Fine, but what I meant by "directly perceive" was perceive in the way one perceives an animal or a face. You don't literally see the form as you would see a face, you see something that triggers the conception of a form, which is faulty and impermanent, because the human mind is.

Again, I have no idea what you mean by "directly perceive." Are you arguing for naïve realism, or are you simply saying that we don't see the Form with our eyes? If you're arguing for direct realism (that we see objects, like faces or animals, as they are), buddy.. you got some problems waiting for you. If you're arguing that we don't see the Form with our eyes — no, duh. We don't see anything solely with our eyes, we perceive it. Perception of the Form is similar to perception of objects, except that it bypasses our senses. Why do you think Socrates went barefoot in winter, or drank without getting drunk? He was on another level, above sense-dependent perception.

Either way, we don't personally 'conceive' of the Form — the very language suggests parenthood. We perceive it for a limited amount of time (if we're good boys and do what Socrates says).

>Perception of the Form is similar to perception of objects, except that it bypasses our senses.
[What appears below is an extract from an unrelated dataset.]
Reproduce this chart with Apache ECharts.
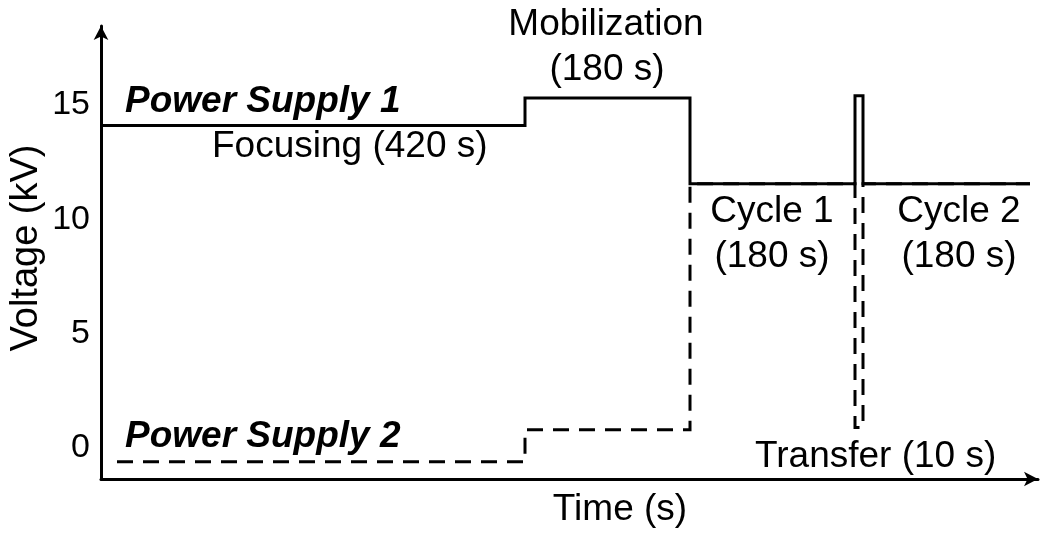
<!DOCTYPE html>
<html>
<head>
<meta charset="utf-8">
<script src="https://cdn.jsdelivr.net/npm/echarts@6/dist/echarts.min.js"></script>
<style>html,body{margin:0;padding:0;background:#fff}#c{width:1050px;height:533px}</style>
</head>
<body>
<div id="c"></div>
<script>
// Time (s, schematic) and voltage (kV) breakpoints
const ps1Time = [0, 424, 424, 589, 589, 754, 754, 762, 762, 929];
const ps1Volt = [14.1, 14.1, 15.3, 15.3, 11.55, 11.55, 15.4, 15.4, 11.55, 11.55];
const ps2Time = [16, 424, 424, 589, 589, 754, 754, 762, 762, 929];
const ps2Volt = [-0.6, -0.6, 0.8, 0.8, 11.55, 11.55, 0.9, 0.9, 11.55, 11.55];
const yTicks = [0, 5, 10, 15];

const FONT = '"Liberation Sans", Arial, sans-serif';
const FS = 37;

const chart = echarts.init(document.getElementById('c'), null, {renderer: 'canvas'});

function txt(text, x, y, align, extra) {
  return {
    type: 'text', x: x, y: y, silent: true,
    style: Object.assign({text: text, fill: '#000', font: FS + 'px ' + FONT, textAlign: align, textVerticalAlign: 'middle'}, extra || {})
  };
}

chart.setOption({
  animation: false,
  backgroundColor: '#fff',
  grid: {left: 101, right: 12, top: 26, bottom: 54},
  xAxis: {
    type: 'value', min: 0, max: 937,
    axisLine: {show: true, onZero: false, symbol: ['none', 'arrow'], symbolSize: [11, 14], lineStyle: {color: '#000', width: 3}},
    axisTick: {show: false}, axisLabel: {show: false}, splitLine: {show: false}
  },
  yAxis: {
    type: 'value', min: -1.356, max: 18.45,
    axisLine: {show: true, onZero: false, symbol: ['none', 'arrow'], symbolSize: [11, 14], lineStyle: {color: '#000', width: 3}},
    axisTick: {show: false},
    axisLabel: {show: true, customValues: yTicks, color: '#000', fontSize: 34, fontFamily: FONT, margin: 11},
    splitLine: {show: false}
  },
  series: [
    {
      type: 'line', data: ps2Time.map((t, i) => [t, ps2Volt[i]]), symbol: 'none', z: 2,
      lineStyle: {color: '#000', width: 3, type: [16, 10], cap: 'butt', join: 'miter'}
    },
    {
      type: 'line', data: ps1Time.map((t, i) => [t, ps1Volt[i]]), symbol: 'none', z: 3,
      lineStyle: {color: '#000', width: 3, type: 'solid', join: 'miter'}
    }
  ],
  graphic: [
    txt('Power Supply 1', 125, 102, 'left', {font: 'italic bold ' + FS + 'px ' + FONT}),
    txt('Focusing (420 s)', 212, 147, 'left'),
    txt('Mobilization', 606, 25, 'center'),
    txt('(180 s)', 607, 70, 'center'),
    txt('Cycle 1', 772, 212, 'center'),
    txt('(180 s)', 772, 257, 'center'),
    txt('Cycle 2', 959, 212, 'center'),
    txt('(180 s)', 959, 257, 'center'),
    txt('Power Supply 2', 125, 437, 'left', {font: 'italic bold ' + FS + 'px ' + FONT}),
    txt('Transfer (10 s)', 755, 457, 'left'),
    txt('Time (s)', 620, 510, 'center'),
    Object.assign(txt('Voltage (kV)', 0, 0, 'center', {font: '38px ' + FONT}), {x: 27, y: 248, rotation: Math.PI / 2})
  ]
});
</script>
</body>
</html>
Then what is left to perceive with? The mind. The Form is impressed on your mind by mental perception. That's all I meant by "conceived."

>I thought Aristotle was the shit one
Well you thought wrong.

Alright, groovy — just got caught up in lingo-limbo.

I doubt it. N. loved the pre-Socratics and the Ancient Greece ethos, and believed Socrates corrupted it. Socrates crushing the world of Plato doesn't really make sense.